It’s time to put aside recriminations and come up with productive, long-term solutions to border water challenges.
by Jonathan Treat | March 20, 2002
U.S.-Mexico water relations are on the agenda for this week’s meeting
between Mexican President Vicente Fox and U.S. President George W. Bush.
But doubts linger as to whether the two countries will be able to agree
on how to address Mexico’s water debt to the United States–and whether
or not any agreement will include long-term solutions, as opposed to short-term
fixes.
Currently, Mexico owes the United States over 1 million acre-feet of
water according to the terms of binational treaties governing use of shared
water resources by the two countries.
A meeting between Bush and Fox around this time last year produced an
agreement (International Boundary and Water Commission Minute 307) aimed
at partially defusing the binational standoff over water supplies. Under
that deal, Mexico agreed to pay 600,000 acre-feet of water to the United
States by July 31, 2001.
While Mexico released just over half of that water soon after the agreement,
it then suspended payments after Mexican farmers filed a series of lawsuits
in federal court to prevent additional releases. (Even without the lawsuit,
the figure of 600 AF had been based on conservative rainfall predictions
which were not met, and Mexico would likely have not been able to release
the water.)
Those injunctions were lifted in mid-February this year, and Mexico released
an additional 92,000 acre-feet of water. That amount still only represents
about 7% of Mexico’s total 1.4-million acre-foot water debt, however.

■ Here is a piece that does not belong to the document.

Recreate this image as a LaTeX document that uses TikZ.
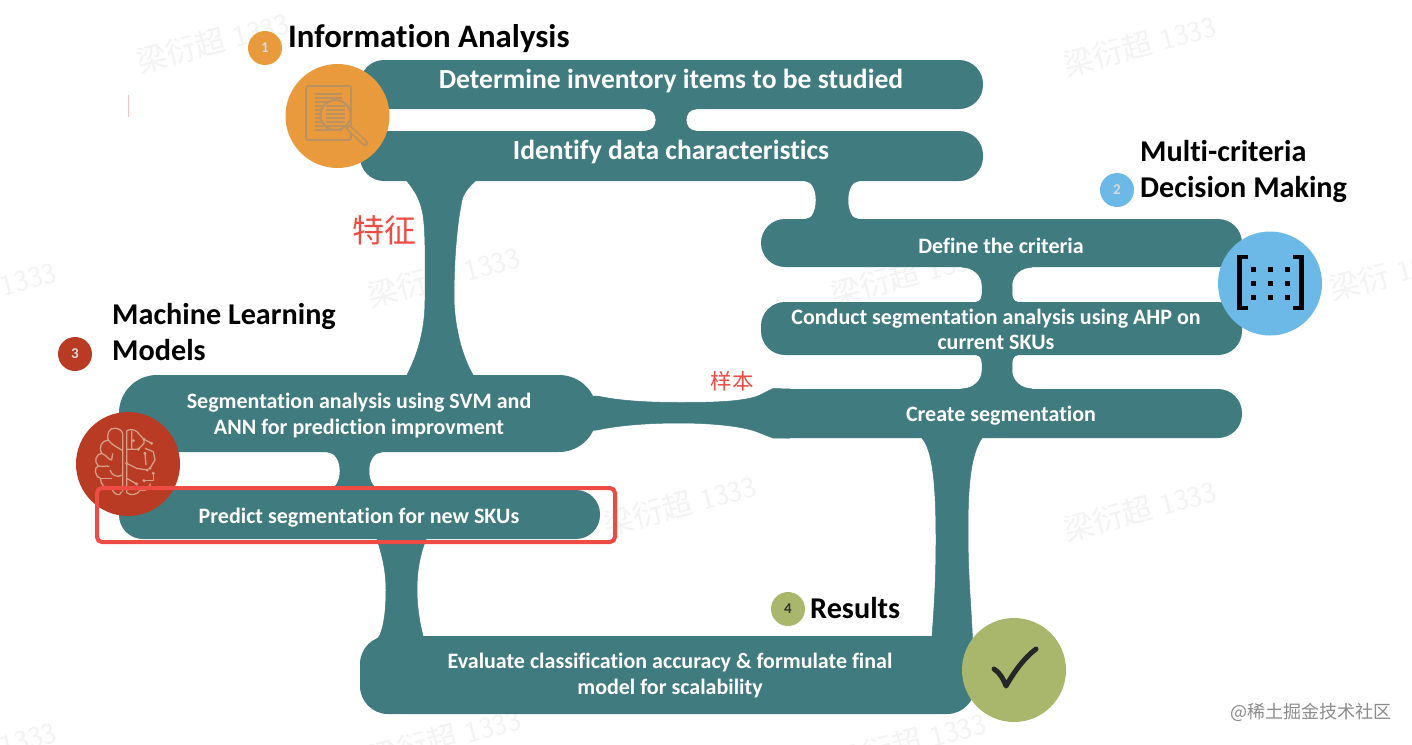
\documentclass[tikz,border=0pt]{standalone}
\usepackage{fontspec}
\setmainfont[Ligatures=NoCommon]{Carlito}
\newfontfamily\cjk{Noto Sans CJK SC}
\usetikzlibrary{calc}
\definecolor{barteal}{HTML}{3F7B7F}
\definecolor{iorange}{HTML}{E89A3C}
\definecolor{iblue}{HTML}{6CB9E8}
\definecolor{ired}{HTML}{B93B24}
\definecolor{iolive}{HTML}{A9B76D}
\definecolor{boxred}{HTML}{EE4B45}
\definecolor{wm}{HTML}{F3F3F3}
\definecolor{docline}{HTML}{BC9160}
\definecolor{brainline}{HTML}{D69E86}
\tikzset{
 x=1pt,y=-1pt,
 bar/.style={fill=barteal,inner sep=0pt,rounded corners=#1},
 bar/.default=24pt,
 linkshape/.style={fill=barteal,draw=barteal,line width=.5pt},
 bartext/.style={text=white,font=\fontsize{22}{25.5}\selectfont\bfseries,align=center,inner sep=0pt},
 bartextbig/.style={text=white,font=\fontsize{27.6}{30}\selectfont\bfseries,align=center,inner sep=0pt},
 heading/.style={text=black,font=\fontsize{30.2}{36}\selectfont\bfseries,align=left,anchor=west,inner sep=0pt},
 bigdot/.style={circle,inner sep=0pt,minimum size=104pt},
 smalldot/.style={circle,inner sep=0pt,minimum size=34pt,text=white!85!black,font=\fontsize{15}{15}\selectfont\bfseries},
 redtext/.style={text=boxred,inner sep=0pt},
 watermark/.style={text=wm,font=\fontsize{30}{30}\selectfont\sffamily,rotate=15,inner sep=0pt},
}
% #1 upper node, #2 lower node, #3 left x, #4 right x,
% #5,#6 fillet radii at the upper node, #7,#8 fillet radii at the lower node
\newcommand{\vlink}[8]{%
 \fill[linkshape] (#1.south -| #3-#5,0)
  .. controls (#1.south -| #3-.45*#5,0) and ([yshift=-.45*#6 pt]#1.south -| #3,0) .. ([yshift=-#6 pt]#1.south -| #3,0)
  -- ([yshift=#8 pt]#2.north -| #3,0)
  .. controls ([yshift=.45*#8 pt]#2.north -| #3,0) and (#2.north -| #3-.45*#7,0) .. (#2.north -| #3-#7,0)
  -- (#2.north -| #4+#7,0)
  .. controls (#2.north -| #4+.45*#7,0) and ([yshift=.45*#8 pt]#2.north -| #4,0) .. ([yshift=#8 pt]#2.north -| #4,0)
  -- ([yshift=-#6 pt]#1.south -| #4,0)
  .. controls ([yshift=-.45*#6 pt]#1.south -| #4,0) and (#1.south -| #4+.45*#5,0) .. (#1.south -| #4+#5,0) -- cycle;}
\begin{document}
\begin{tikzpicture}
\useasboundingbox (0,0) rectangle (1412,744);
\fill[white] (0,0) rectangle (1412,744);
% watermarks
\foreach \p/\q in {213/42,1140/45,444/276,907/275,680/505,1140/510,445/738,910/742}
  \node[watermark] at (\p,\q) {{\cjk 梁衍超} 1333};
\node[watermark,anchor=east] at (56,272) {1333};
\node[watermark,anchor=east] at (56,732) {1333};
\node[watermark,anchor=west] at (1330,290) {{\cjk 梁衍} 1333};
\draw[draw=boxred!35,line width=1pt] (128,95) -- (128,117);

% bars
\node[bar,minimum width=623pt,minimum height=49pt] (b1) at (671.5,84.5) {};
\node[bar,minimum width=623pt,minimum height=50pt] (b2) at (671.5,156) {};
\node[bar,minimum width=481pt,minimum height=48pt] (b3) at (1001.5,243) {};
\node[bar,minimum width=481pt,minimum height=53pt] (b4) at (1001.5,328.5) {};
\node[bar,minimum width=481pt,minimum height=49pt] (b5) at (1001.5,413.5) {};
\node[bar=38pt,minimum width=478pt,minimum height=77pt] (b6) at (358,413.5) {};
\node[bar,minimum width=481pt,minimum height=49pt] (b7) at (359.5,514.5) {};
\node[bar=28pt,minimum width=615pt,minimum height=78pt] (b8) at (667.5,675) {};

% links
\vlink{b1}{b2}{656}{686}{9}{11}{9}{11}
\vlink{b2}{b3}{816}{848}{10}{18}{9}{18}
\vlink{b3}{b4}{982}{1012}{20}{18}{5}{8}
\vlink{b4}{b5}{982}{1012}{5}{8}{20}{18}
\vlink{b6}{b7}{340}{369}{12}{18}{12}{18}
% b2 to b6
\fill[linkshape] (b2.south -| 407,0) .. controls (414,190) and (420,198) .. (423,215)
  .. controls (426,235) and (425,270) .. (425,300)
  .. controls (425,325) and (420,350) .. (b6.north -| 407,0)
  -- (b6.north -| 473,0) .. controls (463,358) and (455,330) .. (454,300)
  .. controls (454,265) and (456,230) .. (462,200) .. controls (464,192) and (470,186) .. (b2.south -| 475,0) -- cycle;
% b7 to b8
\fill[linkshape] (b7.south -| 377,0) .. controls (382,555) and (386,570) .. (386,590)
  .. controls (386,610) and (384,625) .. (380,635)
  .. controls (376,642) and (366,645) .. (362,660)
  -- (430,660) -- (b8.north -| 423,0) .. controls (419,620) and (417,605) .. (417,590)
  .. controls (417,570) and (420,555) .. (b7.south -| 426,0) -- cycle;
% b5 to b8
\fill[linkshape] (b5.south -| 922,0) .. controls (932,450) and (936,480) .. (936,540)
  .. controls (936,580) and (934,610) .. (b8.north -| 932,0)
  -- (950,660) -- (973,650) .. controls (971,600) and (968,580) .. (968,530)
  .. controls (968,490) and (970,455) .. (b5.south -| 982,0) -- cycle;
% b6 to b5
\fill[linkshape] (b6.east |- 0,396) .. controls (620,401) and (650,402.5) .. (680,402.5)
  .. controls (710,402.5) and (745,402) .. (760,395) -- (773,388.5) -- (790,389) -- (790,438)
  -- (773,438) -- (760,433) .. controls (745,426) and (710,423) .. (680,423)
  .. controls (650,423) and (620,425) .. (b6.east |- 0,430) -- (585,431) -- (585,396) -- cycle;

% bar texts
\node[bartextbig] (t1) at (671,80.5) {Determine inventory items to be studied};
\node[bartextbig] (t2) at (671,151.5) {Identify data characteristics};
\node[bartext] (t3) at (1001,246) {Define the criteria};
\node[bartext] (t4) at (996,329.5) {Conduct segmentation analysis using AHP on\\current SKUs};
\node[bartext] (t5) at (1001,415.5) {Create segmentation};
\node[bartext] (t6) at (359,415.5) {Segmentation analysis using SVM and\\ANN for prediction improvment};
\node[bartext] (t7) at (359,518) {Predict segmentation for new SKUs};
\node[bartext] (t8) at (670,675.5) {Evaluate classification accuracy \& formulate final\\model for scalability};

% circles
\node[bigdot,fill=iorange] (c1) at (337.5,116) {};
\node[bigdot,fill=iblue] (c2) at (1270,283.5) {};
\node[bigdot,fill=ired] (c3) at (128,464) {};
\node[bigdot,fill=iolive] (c4) at (1014,670) {};
\node[smalldot,fill=iorange] (n1) at (265,48) {1};
\node[smalldot,fill=iblue] (n2) at (1117,190) {2};
\node[smalldot,fill=ired] (n3) at (75,354) {3};
\node[smalldot,fill=iolive,text=black!80] (n4) at (788,609) {4};

% headings
\node[heading,font=\fontsize{32.8}{36}\selectfont\bfseries] (h1) at (288,38.5) {Information Analysis};
\node[heading] (h2) at (1140,171.5) {Multi-criteria\\Decision Making};
\node[heading] (h3) at (112,332.5) {Machine Learning\\Models};
\node[heading] (h4) at (810,608.5) {Results};

% document icon
\begin{scope}[draw=docline,line width=1.6pt]
 \draw[rounded corners=2pt] (306,86) rectangle (351,140);
 \foreach \yy in {94,98,102,106,110,114,118,122,126,130} \draw[line width=1.2pt] (315,\yy) -- (342,\yy);
 \fill[iorange] (335.5,115) circle (15);
 \foreach \yy in {106,110,114,118,122,126} \draw[line width=1.1pt] (326,\yy) -- (345,\yy);
 \draw[line width=2pt] (335.5,115) circle (15);
 \draw[line width=6pt,line cap=round] (349,128) -- (365,143);
 \draw[line width=3pt,iorange,line cap=round] (349.5,128.5) -- (364.5,142.5);
\end{scope}

% matrix icon
\draw[black,line width=4.5pt] (1248,257) -- (1239.5,257) -- (1239.5,308) -- (1248,308);
\draw[black,line width=4.5pt] (1293,257) -- (1301.5,257) -- (1301.5,308) -- (1293,308);
\foreach \xx in {1253,1270,1287} \foreach \yy in {269,283,297}
  \fill[black] (\xx-2.5,\yy-2.5) rectangle (\xx+2.5,\yy+2.5);

% brain icon (coordinates of a 3x crop)
\begin{scope}[xshift=70pt,yshift=-410pt,x=.3333pt,y=-.3333pt,draw=brainline,fill=brainline,line width=1.3pt,line join=round]
 \draw (155,245) .. controls (150,262) and (130,255) .. (125,232) .. controls (105,240) and (90,222) .. (92,205)
   .. controls (72,200) and (72,170) .. (85,168) .. controls (70,155) and (78,132) .. (95,130)
   .. controls (85,110) and (95,92) .. (115,90) .. controls (108,70) and (120,52) .. (135,55)
   .. controls (145,55) and (155,60) .. (158,70) -- (158,245);
 \draw (115,90) .. controls (125,105) and (140,110) .. (158,122);
 \draw (95,130) .. controls (110,135) and (115,150) .. (125,150) (125,150) -- (128,130);
 \draw (85,168) .. controls (100,172) and (110,165) .. (118,170);
 \draw (120,180) .. controls (125,195) and (140,205) .. (158,195);
 \draw (92,205) -- (125,205);
 \draw (170,62) -- (170,248) (170,62) .. controls (185,55) and (200,60) .. (207,72);
 \draw (170,248) .. controls (180,258) and (205,255) .. (210,240) .. controls (225,245) and (245,235) .. (240,220);
 \draw (185,62) -- (185,118) (170,118) -- (205,118) -- (222,100) -- (222,88);
 \draw (207,72) -- (222,88) -- (245,100);
 \draw (225,115) -- (250,125) -- (255,150) -- (240,175);
 \draw (225,130) -- (228,165);
 \draw (170,160) -- (200,175) -- (232,180);
 \draw (250,190) -- (250,212) -- (222,212);
 \draw (170,205) -- (200,222);
 \foreach \dx/\dy in {190/92,205/118,222/88,245/100,225/130,240/175,170/160,232/180,222/212,200/222,250/190}
   \fill (\dx,\dy) circle (5);
\end{scope}

% check mark
\draw[black!85,line width=5pt,line cap=round,line join=round] (994,669) .. controls (999,672) and (1003,678) .. (1006,686) .. controls (1014,672) and (1024,658) .. (1036,649);

% red frame
\node[draw=boxred,line width=4pt,rounded corners=5pt,inner sep=0pt,minimum width=518pt,minimum height=54pt] (frame) at (356,515) {};

% red labels
\node[redtext,font=\fontsize{32}{32}\cjk] (l1) at (384,230) {特征};
\node[redtext,font=\fontsize{21.5}{22}\cjk] (l2) at (732,381) {样本};

% site mark
\node[anchor=east,text=black!45,inner sep=0pt,font=\fontsize{18}{18}\cjk] (site) at (1392,712) {@稀土掘金技术社区};
\end{tikzpicture}
\end{document}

With agricultural producers and state officials in Texas crying foul,
Mexico insisted it simply didn’t have enough water to make additional
payments due to prolonged drought.
Binational discussions on the issue bogged down. U.S. Secretary of State
Colin Powell and Mexico’s Secretary of Foreign Relations Jorge Casteñeda
both acknowledged discussing Mexico’s water debt in meetings held
in Washington this January, but neither was willing to elaborate on the
substance of those discussions.
However, a few days after releasing the 92,000 acre-feet of water, Mexico
announced plans for 11 projects to modernize irrigation infrastructure
and a series of new water recycling programs as a way to meet its water
debts and address its own domestic needs.
Despite that promising development, recent binational meetings held in
El Paso, Texas, in preparation for this week’s presidential meeting have
failed to produce any concrete proposals for additional measures, the
Austin American-Statesman reported on March 17. [ 1]
And even if the two countries manage to agree on some sort of proposal
for addressing the situation, the experience of Minute 307 suggests that’s
no guarantee that the problem will go away. Indeed, this seems particularly
evident given that water reservoirs in the state of Chihuahua are at only
about 28% of capacity.
Experts close to the issue say that regardless of any stopgap measures
the two countries work out this week or in the weeks to come, lasting
solutions will only come through binational cooperation to develop a coordinated
water policy for the entire binational Rio Grande basin.
“The important issue is how the countries can cooperate, both on
some short-term resolution that gives lower river farmers on both sides
more certainty regarding water deliveries in the next year and also on
how to have a system of drought management, reservoir management, conservation
and other measures that ensure this type of crisis does not recur,”
says Mary Kelly of the Texas Center for Policy Studies, an Austin, Texas-based
environmental think tank. “And these measures are going to have to
focus on agricultural conservation on both sides of the border, since
agriculture accounts for 85 to 90% of the total surface water use.”
In fact, the two governments acknowledged the need for some serious binational
planning and management activities under Minute 307.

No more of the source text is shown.